Moving on to the shell I mentioned earlier, it is important to understand that these results did not magical occur. The model is based on creating and expanding the circles of cooperation, between women, between them and seniors in the economy, local companies, and leading organizations. The power of the Jasmine model, which I call on the government to adopt, lies in its collaborations. So far, dozens of donors, companies and organizations in Israel and around the world have collaborated with Jasmine, seniors in the economy attend meetings and conferences one after the other, join the association’s programs mentors’ community, forming personal connections and providing professional mentoring.

Forming a women-leadership circle

One of the best examples of the way a women’s economic leadership avenue should be formed is the “Izun” program, for training and integrating women into boards of directors and senior positions, which marks the fourth annual class this week, with unprecedented success, having 45% of the graduates of the program’s 4 classes serve in senior positions. How do you do that?

It is not enough to read the map, identify the needs and the appropriate women.
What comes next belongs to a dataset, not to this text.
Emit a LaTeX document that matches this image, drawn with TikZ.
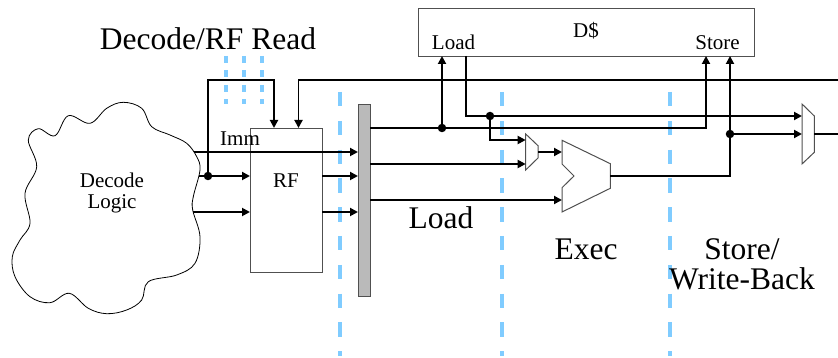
\documentclass[tikz,border=0pt]{standalone}
\usepackage{fontspec}
\setmainfont{Liberation Serif}
\usetikzlibrary{arrows.meta}
\definecolor{pipeblue}{HTML}{80CCFF}
\definecolor{edgegray}{HTML}{505050}
\tikzset{
  wire/.style={draw=black,line width=1.9pt,line join=miter},
  arrowwire/.style={wire,-{Triangle[length=8pt,width=8pt]}},
  stagecut/.style={draw=pipeblue,line width=4.8pt,dash pattern=on 14.5pt off 14.3pt},
  stagecutshort/.style={draw=pipeblue,line width=4.8pt,dash pattern=on 7pt off 7.5pt},
  unitbox/.style={draw=edgegray,line width=1pt,fill=white},
  muxshape/.style={draw=edgegray,line width=1pt,fill=white},
  smalltxt/.style={font=\fontsize{21}{21}\selectfont,anchor=base,inner sep=0pt,text=black},
  bigtxt/.style={font=\fontsize{31.5}{31.5}\selectfont,anchor=base,inner sep=0pt,text=black},
  junction/.style={circle,fill=black,inner sep=0pt,minimum size=8.5pt},
}
\begin{document}
\begin{tikzpicture}[x=1pt,y=-1pt]
\useasboundingbox (0,0) rectangle (838,358);
% stage cuts
\draw[stagecut] (340,92) -- (340,356);
\draw[stagecut] (502,92) -- (502,356);
\draw[stagecut] (670,92) -- (670,356);
\draw[stagecutshort] (226,56) -- (226,104);
\draw[stagecutshort] (244,56) -- (244,104);
\draw[stagecutshort] (262,56) -- (262,104);
% cloud
\draw[black,line width=0.8pt,fill=white] plot[smooth cycle,tension=0.6] coordinates {
(123.3,102.3) (141.7,108.3) (151.7,126.7) (170,135) (186.7,143.3) (196.7,156.7) (200,170)
(193.3,196.7) (192.7,210) (200,236.7) (195,263.3) (176.7,275) (148.3,281.7) (141.7,300)
(126.7,310) (106.7,313.7) (88.3,308.3) (69.3,293.3) (50,302.7) (30,296.7) (15,276.7)
(12.3,256.7) (20,240) (30,223.3) (25,193.3) (36.7,166.7) (28.3,140) (38.3,128.7)
(55,135.7) (68.3,115.7) (90,123.3) (106.7,108.3)};
% units
\node[unitbox,minimum width=72pt,minimum height=144pt,inner sep=0pt,anchor=north west] (rf) at (250,128) {};
\node[unitbox,minimum width=336pt,minimum height=48pt,inner sep=0pt,anchor=north west] (dcache) at (418,8) {};
\node[draw=edgegray,line width=1pt,fill=black!27,minimum width=12pt,minimum height=192pt,inner sep=0pt,anchor=north west] (bar) at (358,104) {};
\draw[muxshape] (525.7,134) -- (538,145.7) -- (538,158) -- (525.7,170) -- cycle;
\draw[muxshape] (562,140.3) -- (610.3,163.7) -- (610.3,188.3) -- (562,212) -- (562,187.7) -- (574,176) -- (562,164) -- cycle;
\draw[muxshape] (802,104) -- (814.3,116) -- (814.3,152.3) -- (802,164) -- cycle;
% ports
\coordinate (rftopa) at (274,128);
\coordinate (rftopb) at (298.5,128);
\coordinate (rfina) at (250,176);
\coordinate (rfinb) at (250,212);
\coordinate (rfouta) at (322,176);
\coordinate (rfoutb) at (322,212);
\coordinate (barina) at (358,152);
\coordinate (barinb) at (358,176);
\coordinate (barinc) at (358,212);
\coordinate (barouta) at (370,128);
\coordinate (baroutb) at (370,164);
\coordinate (baroutc) at (370,200);
\coordinate (cloudimm) at (194,152);
\coordinate (clouda) at (199,176);
\coordinate (cloudb) at (192.5,212);
\coordinate (dload) at (442,56);
\coordinate (dloadout) at (466,56);
\coordinate (dstorea) at (706,56);
\coordinate (dstoreb) at (730,56);
\coordinate (muxaina) at (525.7,140);
\coordinate (muxainb) at (525.7,164);
\coordinate (muxaout) at (538,152);
\coordinate (aluina) at (562,152);
\coordinate (aluinb) at (562,200);
\coordinate (aluout) at (610.3,176);
\coordinate (muxbina) at (802,116);
\coordinate (muxbinb) at (802,134);
\coordinate (muxbout) at (814.3,134);
\coordinate (rightfb) at (838,80);
\coordinate (rightout) at (838,134);
% junctions
\node[junction] (ja) at (208,176) {};
\node[junction] (jb) at (442,128) {};
\node[junction] (jc) at (490,116) {};
\node[junction] (jd) at (730,134) {};
% wires
\draw[arrowwire] (cloudimm) -- (barina);
\draw[arrowwire] (clouda) -- (rfina);
\draw[arrowwire] (cloudb) -- (rfinb);
\draw[arrowwire] (rfouta) -- (barinb);
\draw[arrowwire] (rfoutb) -- (barinc);
\draw[arrowwire] (ja.center) |- (274,80) -- (rftopa);
\draw[arrowwire] (rightfb) -- (298.5,80) -- (rftopb);
\draw[arrowwire] (barouta) -- (706,128) -- (dstorea);
\draw[arrowwire] (jb.center) -- (dload);
\draw[arrowwire] (baroutb) -- (muxainb);
\draw[arrowwire] (baroutc) -- (aluinb);
\draw[arrowwire] (dloadout) -- (466,116) -- (muxbina);
\draw[arrowwire] (jc.center) -- (490,140) -- (muxaina);
\draw[arrowwire] (muxaout) -- (aluina);
\draw[arrowwire] (aluout) -- (730,176) -- (dstoreb);
\draw[arrowwire] (jd.center) -- (muxbinb);
\draw[wire] (muxbout) -- (rightout);
% texts
\node[bigtxt] (tdecode) at (208,50) {Decode/RF Read};
\node[smalltxt] (tdc) at (586,38) {D\$};
\node[smalltxt] (tload) at (453.5,50) {Load};
\node[smalltxt] (tstore) at (717.5,50) {Store};
\node[smalltxt] (timm) at (240,146) {Imm};
\node[smalltxt] (tdl) at (112,188) {Decode};
\node[smalltxt] (tlg) at (112,209) {Logic};
\node[smalltxt] (trf) at (286,188) {RF};
\node[bigtxt] (tbload) at (441,229) {Load};
\node[bigtxt] (texec) at (586,259) {Exec};
\node[bigtxt] (tsto) at (742,259) {Store/};
\node[bigtxt] (twb) at (742,289) {Write-Back};
\end{tikzpicture}
\end{document}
Nor is it enough to train them professionally. In the current reality, we must also pave the way to the top for them. Thus, for example, directors serving in public and government companies, entities such as the Women Leaders for Change in Israel Forum, opinion leaders and senior policymakers, women who have already gone through the process and managed to reach senior positions – must all be recruited to accompany the women who are now starting their way and provide them with personal tips, networking, inspiration bestowing their learnings merited throughout their vast experience.